Her knees buckled. As Orbilio staggered towards her, his face white with concern, she found herself clutching at bedclothes.

‘That’s why Skyles had to carry you home,’ Marcus said, and she hoped it was the blood thundering in her ears, but dammit, it sounded for all the world like he was laughing.

‘As he whooped for joy at Erinna’s survival, he-um-accidentally set the hook in motion again.’

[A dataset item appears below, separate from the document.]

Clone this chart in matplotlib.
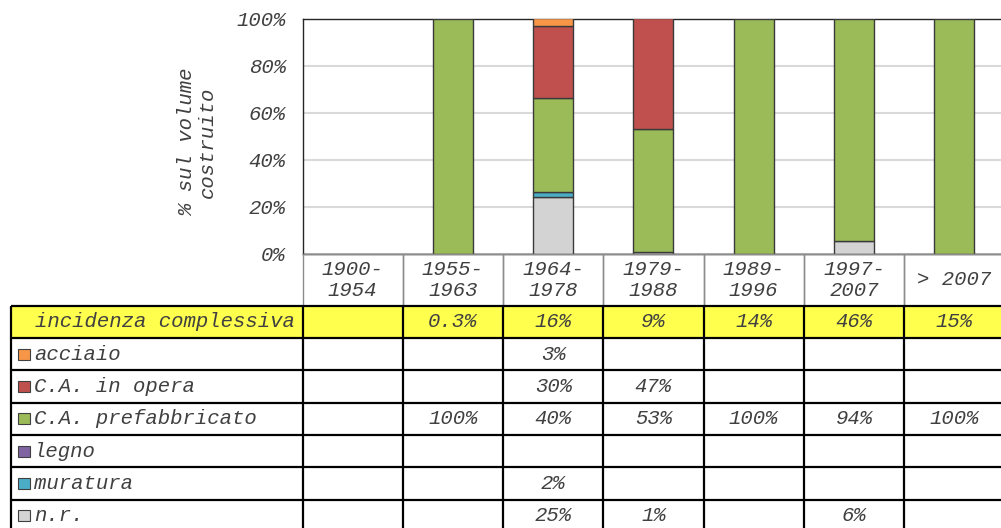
import matplotlib
matplotlib.use("Agg")
import matplotlib.pyplot as plt
from matplotlib.patches import Rectangle
import numpy as np

plt.rcParams.update({
    "font.family": ["Liberation Mono", "DejaVu Sans Mono"],
    "font.style": "italic",
    "font.size": 14.9,
    "text.color": "#404040",
})

# ── data ─────────────────────────────────────────────────────────
periods = ["1900-\n1954", "1955-\n1963", "1964-\n1978", "1979-\n1988",
           "1989-\n1996", "1997-\n2007", "> 2007"]
materials = ["acciaio", "C.A. in opera", "C.A. prefabbricato",
             "legno", "muratura", "n.r."]
colors = ["#F79646", "#C0504D", "#9BBB59", "#8064A2", "#4BACC6", "#D3D3D3"]

# bar heights (% of built volume), as drawn
acciaio  = [0, 0, 3.1, 0, 0, 0, 0]
in_opera = [0, 0, 30.9, 46.9, 0, 0, 0]
prefab   = [0, 100, 39.9, 52.5, 100, 94.7, 100]
legno    = [0, 0, 0, 0, 0, 0, 0]
muratura = [0, 0, 2.0, 0, 0, 0, 0]
nr       = [0, 0, 24.1, 0.6, 0, 5.3, 0]

# table text
incidenza    = ["", "0.3%", "16%", "9%", "14%", "46%", "15%"]
acciaio_txt  = ["", "", "3%", "", "", "", ""]
in_opera_txt = ["", "", "30%", "47%", "", "", ""]
prefab_txt   = ["", "100%", "40%", "53%", "100%", "94%", "100%"]
legno_txt    = ["", "", "", "", "", "", ""]
muratura_txt = ["", "", "2%", "", "", "", ""]
nr_txt       = ["", "", "25%", "1%", "", "6%", ""]

series = [acciaio, in_opera, prefab, legno, muratura, nr]
rows_txt = [acciaio_txt, in_opera_txt, prefab_txt, legno_txt, muratura_txt, nr_txt]

# ── layout (pixels) ──────────────────────────────────────────────
W, H = 1001, 528
COLW = 100.27
X0 = 302.5
fig = plt.figure(figsize=(W / 100, H / 100), dpi=100)

ax = fig.add_axes([X0 / W, 1 - 253.5 / H, 7 * COLW / W, (253.5 - 18.5) / H])
x = np.arange(len(periods))

# stacked from the bottom: n.r., muratura, legno, prefab, in opera, acciaio
bottom = np.zeros(len(periods))
for vals, col in zip(series[::-1], colors[::-1]):
    vals = np.array(vals, dtype=float)
    mask = vals > 0
    ax.bar(x[mask], vals[mask], 0.4, bottom=bottom[mask], color=col,
           edgecolor="#3A3A3A", linewidth=1.0, zorder=3)
    bottom += vals

ax.set_xlim(-0.5, 6.5)
ax.set_ylim(0, 100)
ax.set_yticks(np.arange(0, 101, 20))
ax.set_yticklabels([f"{v}%" for v in range(0, 101, 20)])
ax.tick_params(axis="y", length=0, pad=12, labelcolor="#404040")
ax.set_xticks([])
ax.yaxis.grid(True, color="#D9D9D9", linewidth=1.5)
ax.set_axisbelow(True)
for s in ax.spines.values():
    s.set_color("#262626")
    s.set_linewidth(1.0)

fig.text(197 / W, 1 - 142 / H, "% sul volume\ncostruito", rotation=90,
         ha="center", va="center", multialignment="center",
         linespacing=1.1, color="#404040")

# ── table ───────────────────────────────────────────────────────
left_px = 11
xl = -0.5 - (X0 - left_px) / COLW
tx = fig.add_axes([left_px / W, 1 - 532 / H, (X0 + 7 * COLW - left_px) / W, 278 / H])
tx.set_xlim(xl, 6.5)
tx.set_ylim(8.6, 0)
tx.axis("off")

HDR = 1.6
# header cells
for i, lab in enumerate(periods):
    tx.add_patch(Rectangle((i - 0.5, 0), 1, HDR, fill=False,
                           edgecolor="#8C8C8C", linewidth=1.0, clip_on=False))
    tx.text(i, HDR / 2, lab, ha="center", va="center",
            multialignment="center", linespacing=1.15)

# yellow row
tx.add_patch(Rectangle((xl, HDR), 6.5 - xl, 1, facecolor="#FFFF4D",
                       edgecolor="none", clip_on=False))
tx.text(xl + 24 / COLW, HDR + 0.5, "incidenza complessiva", ha="left", va="center")
for i, t in enumerate(incidenza):
    tx.text(i, HDR + 0.5, t, ha="center", va="center")

# material rows
for r, (name, col, txt) in enumerate(zip(materials, colors, rows_txt)):
    yc = HDR + 1.5 + r
    tx.add_patch(Rectangle((xl + 7 / COLW, yc - 0.17), 12 / COLW, 0.34,
                           facecolor=col, edgecolor="#404040", linewidth=0.8,
                           clip_on=False))
    tx.text(xl + 23 / COLW, yc, name, ha="left", va="center")
    for i, t in enumerate(txt):
        tx.text(i, yc, t, ha="center", va="center")

# grid lines
ys = HDR + np.arange(0, 8)
tx.hlines(ys, xl, 6.5, color="black", linewidth=1.6, clip_on=False)
xs = np.concatenate([[xl], np.arange(-0.5, 7, 1.0)])
tx.vlines(xs, HDR, 8.6, color="black", linewidth=1.6, clip_on=False)

fig.savefig("out.png", dpi=100)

It was always going to be like this with Orbilio, she realized, as she reeled sideways on to the floor. Ups and downs, storms and torrents, it would never be a smooth ride with this man. He wouldn’t get the credit for saving the Empire, either, because there was no credit to take. When Cotta died, the evidence died with him and the Senate would sincerely mourn their Arch-Hawk, whose life was tragically snuffed out by an accident in his warehouse, where a carelessly tied hoist had swung loose. Marcus would always be fighting for his seat in the Senate, just as she would always be fighting to maintain her position as a woman in trade.

Aristocrat in a pleb’s world.

Woman in a man’s world.

They were more alike than she’d realized.

She tried to laugh with him at the absurdity of the second bump, at the ridiculous mass of walking wounded downstairs, at the sheer farce played out within a farce, but the pull of the blackness was stronger. She had to tell him, though. She had to tell him, before she passed out again. Make him understand ‘You’re right,’ she whispered, as oblivion rushed up to meet her. ‘You are the best friend I’ve ever had.’

Orbilio shouted to someone to call the herbalist back quickly. Claudia Seferius was clearly delirious.